(Given exercise) Please quote exactly the opening lines of the data, from the first line to the one where "ax.set_xticks(np.arange(-0.5, len(categories), 1.0), minor=True)" appears.

(Collected data)
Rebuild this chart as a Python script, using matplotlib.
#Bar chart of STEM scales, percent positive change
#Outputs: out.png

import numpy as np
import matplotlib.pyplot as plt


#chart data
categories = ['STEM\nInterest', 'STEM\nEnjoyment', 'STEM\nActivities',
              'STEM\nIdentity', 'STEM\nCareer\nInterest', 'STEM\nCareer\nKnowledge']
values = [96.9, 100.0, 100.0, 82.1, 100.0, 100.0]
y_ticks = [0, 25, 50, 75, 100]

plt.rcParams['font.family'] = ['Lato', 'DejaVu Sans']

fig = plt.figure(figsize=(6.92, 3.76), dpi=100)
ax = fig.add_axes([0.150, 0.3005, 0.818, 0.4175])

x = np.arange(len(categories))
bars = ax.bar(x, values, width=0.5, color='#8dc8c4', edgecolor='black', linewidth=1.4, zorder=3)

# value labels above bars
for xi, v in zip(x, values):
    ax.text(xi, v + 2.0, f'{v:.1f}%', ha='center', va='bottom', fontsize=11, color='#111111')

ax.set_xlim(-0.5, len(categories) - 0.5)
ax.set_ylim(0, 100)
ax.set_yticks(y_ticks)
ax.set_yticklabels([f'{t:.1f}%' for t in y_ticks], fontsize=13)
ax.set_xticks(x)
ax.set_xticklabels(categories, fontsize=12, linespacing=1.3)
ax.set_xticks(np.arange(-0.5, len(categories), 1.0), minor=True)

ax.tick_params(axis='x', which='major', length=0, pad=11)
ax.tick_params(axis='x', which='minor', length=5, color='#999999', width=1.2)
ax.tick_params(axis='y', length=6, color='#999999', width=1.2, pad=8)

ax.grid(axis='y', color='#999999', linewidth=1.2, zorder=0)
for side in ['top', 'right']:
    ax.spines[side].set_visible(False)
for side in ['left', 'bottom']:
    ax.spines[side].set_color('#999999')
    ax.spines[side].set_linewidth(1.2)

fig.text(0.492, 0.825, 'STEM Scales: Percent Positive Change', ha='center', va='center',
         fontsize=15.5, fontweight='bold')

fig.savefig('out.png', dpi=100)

(Reply to the exercise)
Rebuild this chart as a Python script, using matplotlib.
#Bar chart of STEM scales, percent positive change
#Outputs: out.png

import numpy as np
import matplotlib.pyplot as plt


#chart data
categories = ['STEM\nInterest', 'STEM\nEnjoyment', 'STEM\nActivities',
              'STEM\nIdentity', 'STEM\nCareer\nInterest', 'STEM\nCareer\nKnowledge']
values = [96.9, 100.0, 100.0, 82.1, 100.0, 100.0]
y_ticks = [0, 25, 50, 75, 100]

plt.rcParams['font.family'] = ['Lato', 'DejaVu Sans']

fig = plt.figure(figsize=(6.92, 3.76), dpi=100)
ax = fig.add_axes([0.150, 0.3005, 0.818, 0.4175])

x = np.arange(len(categories))
bars = ax.bar(x, values, width=0.5, color='#8dc8c4', edgecolor='black', linewidth=1.4, zorder=3)

# value labels above bars
for xi, v in zip(x, values):
    ax.text(xi, v + 2.0, f'{v:.1f}%', ha='center', va='bottom', fontsize=11, color='#111111')

ax.set_xlim(-0.5, len(categories) - 0.5)
ax.set_ylim(0, 100)
ax.set_yticks(y_ticks)
ax.set_yticklabels([f'{t:.1f}%' for t in y_ticks], fontsize=13)
ax.set_xticks(x)
ax.set_xticklabels(categories, fontsize=12, linespacing=1.3)
ax.set_xticks(np.arange(-0.5, len(categories), 1.0), minor=True)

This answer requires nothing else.